To take just one example: rather than encourage asset allocators to identify long term opportunities for investment in UK businesses, a safety-first approach has developed in which all too often they simply track global indices. This approach might suit the leading global US fund managers who require deep pools of liquidity, but in practice it drives 50% of UK investment funds to the US, half of which goes to the seven leading US tech businesses, capital they then use to buy our own nascent tech businesses. By directing more money to Amazon that the entire UK economy, this strategy is denying us the economic growth we need for long term success.
Ultimately it falls to our political leaders to create the right incentives for investors and the right mandates for regulators so that such perverse strategies are eliminated. But that requires them to understand the different currencies in which politics and finance deal: financial systems seek to maximise returns whereas democratic political systems seek to maximise votes.
In many countries in recent decades, an unhealthy alliance based on a common misunderstanding has developed between risk averse financiers and politicians who want capital to gain voter support for the next election. Politicians want the financial system to protect returns for the short term, rather than improve long-term outcomes. While financiers want to maximise short-term returns for individuals, rather than the collective return for society.
The real absurdity is that the savers of today so often have no interest in these short-term returns as they won’t see the income from the pensions used for this investment for one, two or three decades into the future.
The unhealthy fixation on the short-term is further compounded by the demands of an ever-hungry 24-hour news cycle that encourages politicians to worry more about tomorrow’s news headlines than the long-term interests of the economy, especially where those fall on the other side of a general election.
Financial institutions suffer from their own version of short-term risk aversion. Short-term damage to their profits and share prices outweigh long-term investment strategies.

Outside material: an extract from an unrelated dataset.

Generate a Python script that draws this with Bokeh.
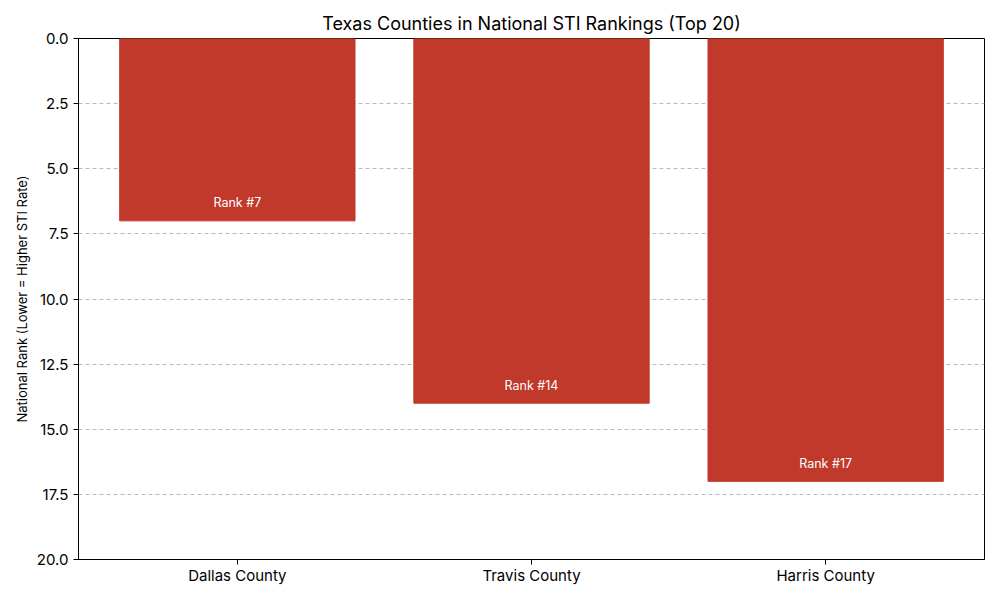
from bokeh.plotting import figure
from bokeh.models import Range1d, FixedTicker, ColumnDataSource, NumeralTickFormatter
from bokeh.embed import file_html
from bokeh.resources import INLINE

counties = ["Dallas County", "Travis County", "Harris County"]
ranks = [7, 14, 17]
y_ticks = [0, 2.5, 5, 7.5, 10, 12.5, 15, 17.5, 20]

FONT = "Inter"
BAR_COLOR = "#c0392b"

idx = list(range(len(counties)))
src = ColumnDataSource(dict(
    x=idx,
    rank=ranks,
    zero=[0] * len(ranks),
    label_y=[r - 0.4 for r in ranks],
    label=[f"Rank #{r}" for r in ranks],
))

p = figure(
    width=1000, height=600,
    output_backend="svg", toolbar_location=None,
    x_range=Range1d(-0.54, 2.54), y_range=Range1d(20, 0),
    title="Texas Counties in National STI Rankings (Top 20)",
    min_border_left=78, min_border_right=16, min_border_top=38, min_border_bottom=41,
)

p.vbar(x="x", top="zero", bottom="rank", width=0.8, color=BAR_COLOR, source=src)
p.text(x="x", y="label_y", text="label", source=src,
       text_align="center", text_baseline="bottom",
       text_color="white", text_font_size="12.5px", text_font={"value": FONT})

# title
p.title.align = "center"
p.title.text_font = FONT
p.title.text_font_size = "18px"
p.title.text_font_style = "normal"
p.title.text_color = "black"

# frame
p.outline_line_color = "black"
p.outline_line_width = 1
p.background_fill_color = "white"
p.border_fill_color = "white"

# x axis
p.xaxis.ticker = FixedTicker(ticks=idx)
p.xaxis.major_label_overrides = {i: c for i, c in zip(idx, counties)}
p.xaxis.major_label_text_font = FONT
p.xaxis.major_label_text_font_size = "15px"
p.xaxis.major_label_text_color = "black"
p.xaxis.major_label_standoff = 1
p.xaxis.minor_tick_line_color = None
p.xaxis.major_tick_out = 5
p.xaxis.major_tick_in = 0
p.xaxis.axis_line_color = "black"

# y axis
p.yaxis.ticker = FixedTicker(ticks=y_ticks)
p.yaxis.formatter = NumeralTickFormatter(format="0.0")
p.yaxis.major_label_text_font = FONT
p.yaxis.major_label_text_font_size = "15px"
p.yaxis.major_label_text_color = "black"
p.yaxis.minor_tick_line_color = None
p.yaxis.major_tick_out = 5
p.yaxis.major_tick_in = 0
p.yaxis.axis_label = "National Rank (Lower = Higher STI Rate)"
p.yaxis.axis_label_text_font = FONT
p.yaxis.axis_label_text_font_size = "13px"
p.yaxis.axis_label_text_font_style = "normal"
p.yaxis.axis_label_text_color = "black"
p.yaxis.axis_label_standoff = 4

# grid
p.xgrid.grid_line_color = None
p.ygrid.grid_line_color = "#bbbbbb"
p.ygrid.grid_line_dash = "4 3"
p.ygrid.grid_line_width = 1

open("out.html", "w").write(file_html(p, INLINE))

And regulators understandably focus on their short-term reputations and avoiding scandals rather than generating growth, tackling inequality or promoting social cohesion, which are frankly not their concern…unless politicians mandate it.
Of course, politicians in almost all democratic countries understand the need to address the growing concerns of disillusioned voters: the cost of living, the lack of opportunity and social mobility, the climate threat and declining high streets. What they have failed to do until now, however, is understand the central role that reform of the investment system can play in helping to address these concerns.
Politicians can mandate changes to the management of risk and liquidity which will, in turn, help to drive beneficial behaviours throughout the rest of the financial system. These must be backed up by support for the direction of productive capital to long term investment, domestic growth businesses and much needed infrastructure.
Helping politicians to understand and deliver such changes is the role of the investment systems programme partnered with Radix Big Tent - New Capital Consensus.
Through research and analysis, we aim to identify the obstacles to reform.
Through convening stakeholders from across politics and finance we seek to help them each to understand the challenges they face and the behaviours which prevent reform.
And through systems-based analyses we will make recommendations as to where best to exert pressure and which policy levers can deliver change.
Central to all our work to-date is an understanding of what risk means, and the difference between the short-term and the long-term. All too often politicians’ eyes glaze over when such issues are discussed and yet the solutions to the challenges that most keep politicians awake may lie in a long hard look at our investment system.
It’s time for a new consensus about how we use our capital.